Правила жизни Андрея Мерзликина
КОГДА МЕНЯ СПРОСИЛИ про интервью для «правил жизни», я сказал себе: «Зачем? Я же еще жив».
ДЛЯ МЕНЯ ИНТЕРВЬЮ — это способ самоанализа. Не могу представить ситуацию, когда ты сам себя спрашиваешь: «Как вы будете воспитывать детей? И как на вас повлиял Кубрик?». Если бы я не давал интервью, не знал бы про себя очень многого.
НУЖНО УЧИТЬСЯ БЫТЬ СОЗЕРЦАТЕЛЬНЫМ. Не глядеть, а видеть.
АБСОЛЮТНОЕ БОЛЬШИНСТВО ЛЮДЕЙ, появляющихся сегодня в телевизоре, как бы говорят: «Я интеллигентный, образованный и знающий человек». А в фейсбуке так вообще: все сто процентов — это умные и образованные люди, обладающие точностью понимания, верной оценкой происходящего и практически всегда готовые спасти планету. Но это не так.
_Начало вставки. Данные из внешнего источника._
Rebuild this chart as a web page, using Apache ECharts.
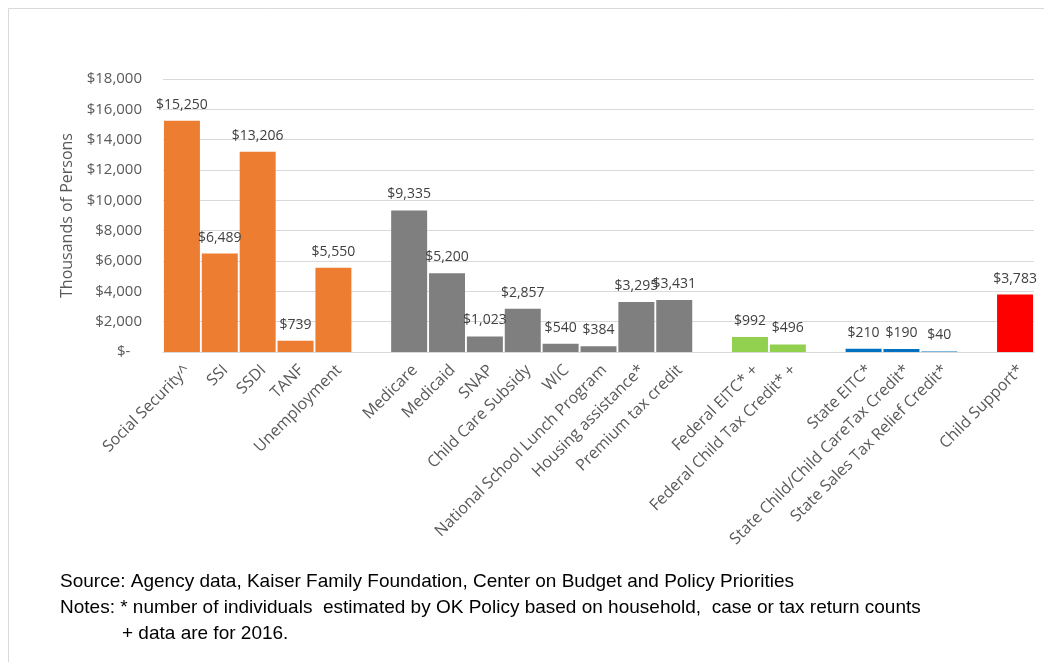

ДЕСЯТЬ ЗАПОВЕДЕЙ — это не десять заповедей того, как стать святым. Десять заповедей — это просто техническая характеристика нормальности.
САМОЕ ТЯЖЕЛОЕ — БЫТЬ НОРМАЛЬНЫМ. Мы сразу хотим стать лучшими, великими, хотим остаться в памяти. А ведь Тортила спела: «Чтобы быть таким, как есть, нужно мужество и честь». Или не Тортила? (Александр Градский)
У МЕНЯ БЫЛО ОБЫЧНОЕ СОВЕТСКОЕ ДЕТСТВО. Поселок Передовая Текстильщица, яростные годы перестройки, потом девяностые. Но я никогда не стану говорить, как рэперы любят, что вырос в трущобах, вокруг было все плохо, законы злых улиц, алкоголь и наркотики. Да, это все было, и мы выросли в мире, от которого нас так старательно пытались защитить. Но потом мы открываем для себя другой мир.
ДУРАКАМ ВЕЗЕТ. Нужно стать дураком, и я им стал.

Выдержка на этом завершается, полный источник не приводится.